Ironically, Clegg, who studied and then lectured anthropology at the University of the Witwatersrand in Johannesburg, was deeply influenced by Rhodesian-born David Webster who also lectured at Wits, and who was assassinated in Troyeville in May 1989. An anti-Apartheid activist, Webster was gunned down by hit man Ferdi Barnard, who was convicted of the killing in 1998 and sentenced to life imprisonment. He is still in jail.
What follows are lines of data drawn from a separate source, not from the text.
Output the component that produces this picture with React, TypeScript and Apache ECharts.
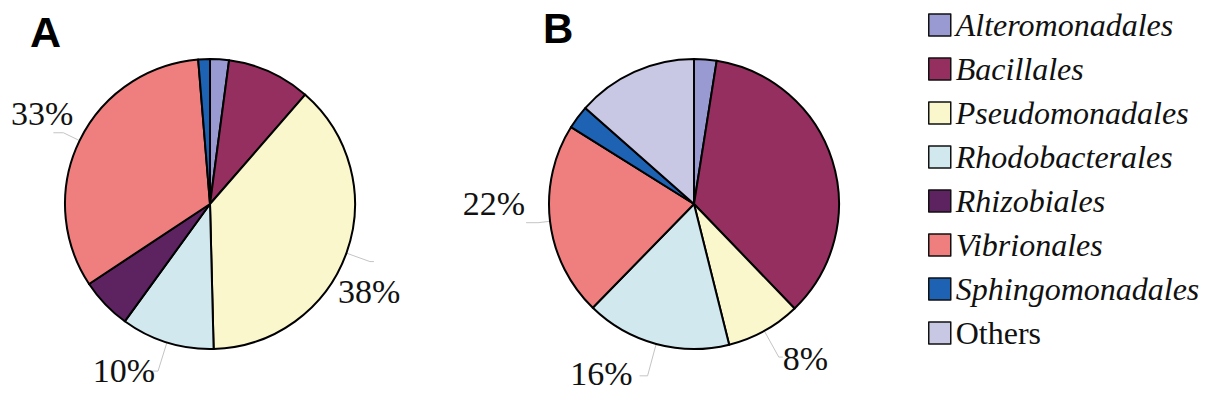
import { useEffect, useRef } from 'react';
import * as echarts from 'echarts';

const categories = [
  'Alteromonadales',
  'Bacillales',
  'Pseudomonadales',
  'Rhodobacterales',
  'Rhizobiales',
  'Vibrionales',
  'Sphingomonadales',
  'Others',
];
const colors = ['#9a9ad2', '#942f5f', '#f9f7cb', '#d1e9ee', '#5c2360', '#ef7f7f', '#1d62b3', '#c8c8e4'];
const valuesA = [2.1, 9.3, 38.2, 10.4, 5.7, 33.0, 1.3, 0];
const valuesB = [2.5, 35.3, 8.3, 16.2, 0, 21.6, 2.6, 13.5];
const labeledA = ['Pseudomonadales', 'Rhodobacterales', 'Vibrionales'];
const labeledB = ['Pseudomonadales', 'Rhodobacterales', 'Vibrionales'];
const panelLetters = ['A', 'B'];
const italicNames = categories.filter((c) => c !== 'Others');

const serif = "'Liberation Serif', 'Times New Roman', Times, serif";

type Pair = Record<string, [number, number]>;
const lineLenA: Pair = {
  Pseudomonadales: [25, 4],
  Rhodobacterales: [30, 6],
  Vibrionales: [18, 10],
};
const lineLenB: Pair = {
  Pseudomonadales: [30, 4],
  Rhodobacterales: [33, 8],
  Vibrionales: [12, 12],
};
// label nudges (dx, dy) per series
const labelNudge: Pair[] = [
  { Pseudomonadales: [-38, 30], Rhodobacterales: [5, -1], Vibrionales: [22, -19] },
  { Pseudomonadales: [-2, 1], Rhodobacterales: [-5, -2], Vibrionales: [1, -19] },
];

function buildData(values: number[], labeled: string[], lens: Pair) {
  return categories
    .map((name, i) => {
      const show = labeled.includes(name);
      const len = lens[name] || [20, 8];
      return {
        name,
        value: values[i],
        itemStyle: { color: colors[i] },
        label: { show },
        labelLine: { show, length: len[0], length2: len[1] },
      };
    })
    .filter((d) => d.value > 0);
}

function pieSeries(center: [number, number], values: number[], labeled: string[], lens: Pair) {
  return {
    type: 'pie',
    center,
    radius: 145,
    startAngle: 90,
    clockwise: true,
    silent: true,
    avoidLabelOverlap: false,
    itemStyle: { borderColor: '#000', borderWidth: 2 },
    emphasis: { disabled: true },
    label: {
      position: 'outside',
      formatter: (p: any) => Math.round(p.percent) + '%',
      fontFamily: serif,
      fontSize: 34,
      color: '#111',
      distanceToLabelLine: 2,
    },
    labelLine: {
      lineStyle: { color: '#c4c4c4', width: 1 },
    },
    labelLayout: (params: any) => {
      const s = labelNudge[params.seriesIndex] || {};
      const vals = params.seriesIndex === 0 ? valuesA : valuesB;
      const name = categories.filter((_, i) => vals[i] > 0)[params.dataIndex];
      const n = s[name];
      return n ? { dx: n[0], dy: n[1] } : {};
    },
    data: buildData(values, labeled, lens),
  };
}

export default function App() {
  const ref = useRef<HTMLDivElement>(null);
  useEffect(() => {
    if (!ref.current) return;
    const chart = echarts.init(ref.current, null, { renderer: 'svg' });
    chart.setOption({
      animation: false,
      backgroundColor: '#fff',
      legend: {
        orient: 'vertical',
        left: 928,
        top: 9,
        padding: 0,
        itemWidth: 22,
        itemHeight: 22,
        itemGap: 12,
        icon: 'rect',
        selectedMode: false,
        itemStyle: { borderColor: '#111', borderWidth: 1.5 },
        textStyle: { fontFamily: serif, fontSize: 32, color: '#111' },
        data: categories.map((name) => ({
          name,
          textStyle: { fontStyle: italicNames.includes(name) ? 'italic' : 'normal' },
        })),
      },
      graphic: [
        {
          type: 'text',
          x: 30,
          y: 31.5,
          style: {
            text: panelLetters[0],
            font: "bold 43px 'Liberation Sans', Arial, sans-serif",
            fill: '#000',
            verticalAlign: 'middle',
          },
        },
        {
          type: 'text',
          x: 543,
          y: 28,
          style: {
            text: panelLetters[1],
            font: "bold 42px 'Liberation Sans', Arial, sans-serif",
            fill: '#000',
            verticalAlign: 'middle',
          },
        },
      ],
      series: [
        pieSeries([210, 204], valuesA, labeledA, lineLenA),
        pieSeries([694, 204], valuesB, labeledB, lineLenB),
      ],
    });
    return () => chart.dispose();
  }, []);
  return <div ref={ref} style={{ position: 'absolute', left: 0, top: 0, width: 1227, height: 401 }} />;
}
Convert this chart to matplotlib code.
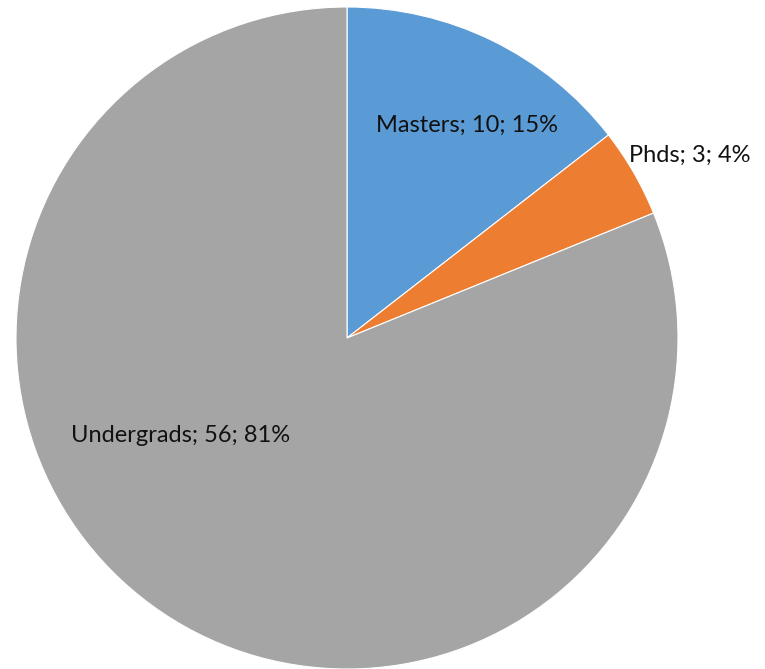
import numpy as np
import matplotlib
matplotlib.use("Agg")
import matplotlib.pyplot as plt

categories = ["Masters", "Phds", "Undergrads"]
values = [10, 3, 56]
percent_labels = ["15%", "4%", "81%"]
colors = ["#5B9BD5", "#ED7D31", "#A5A5A5"]
# label placement (polar: angle in degrees, distance as fraction of radius)
label_angles = [60.6, 28.1, 210.5]
label_dists = [0.739, 1.174, 0.582]

fig = plt.figure(figsize=(7.65, 6.69), dpi=100)
ax = fig.add_axes([16/765, 0.0, 662/765, 662/669])
ax.pie(values, colors=colors, startangle=90, counterclock=False, radius=1.0,
       wedgeprops=dict(edgecolor="white", linewidth=0.8))
ax.set_xlim(-1, 1)
ax.set_ylim(-1, 1)
ax.set_aspect("equal")
ax.axis("off")

for cat, v, p, a, d in zip(categories, values, percent_labels, label_angles, label_dists):
    x = d * np.cos(np.radians(a))
    y = d * np.sin(np.radians(a))
    ax.text(x, y, f"{cat}; {v}; {p}", ha="center", va="center",
            fontsize=17, family=["Lato", "DejaVu Sans"], color="#111111")

fig.savefig("out.png", dpi=100)
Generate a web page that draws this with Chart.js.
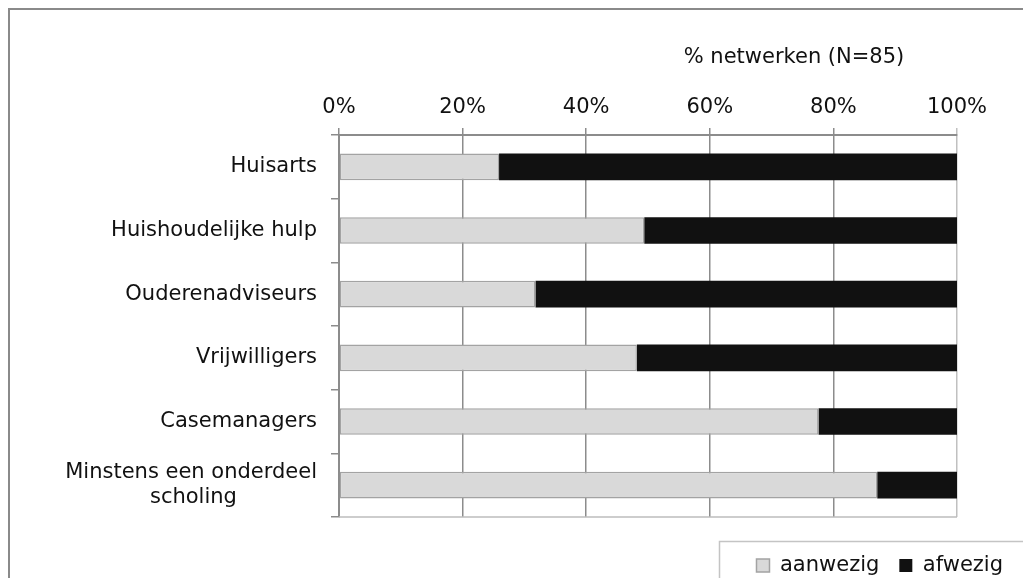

Known as the White Zulu, Clegg carved his own solid niche in the South African music industry, blending so-called European melodies with traditional Zulu music. Even though mixed bands were censored by local radio at the time, a passionate South African record producer, Hilton Rosenthal signed up Clegg and his Zulu songwriting and performing partner, Sipho Mchunu, and Juluka (the Zulu word for sweat) was born. In addition to the radio ban, South Africa’s notorious Group Areas Act disallowed performances in public places, and so they played at private homes, at universities, in church halls, and even in the hostels established to house migrant workers. Many of their shows were shut down, but they persisted and quickly had a substantial following, largely of migrant workers and students across the color bar. Their first album, Universal Men, released in 1979 was a musical journey that told the story of Zulu migrant workers that lived and worked in the city (primarily in the mines of Gauteng), but regularly went home to a totally different rural life in the country.
When Mchunu decided to return to his roots and farm cattle in KwaZulu-Natal (in what was then known as Zululand) Clegg formed Savuka (meaning “we have risen”) aiming to mix traditional African music with more international rock music. Bongani Masuku joined Savuka in 1992, the same year Ndlovu was murdered, and had been part of the Johnny Clegg Band as a backing vocalist since its formation until he was so brutally murdered on Saturday May 17, 2014.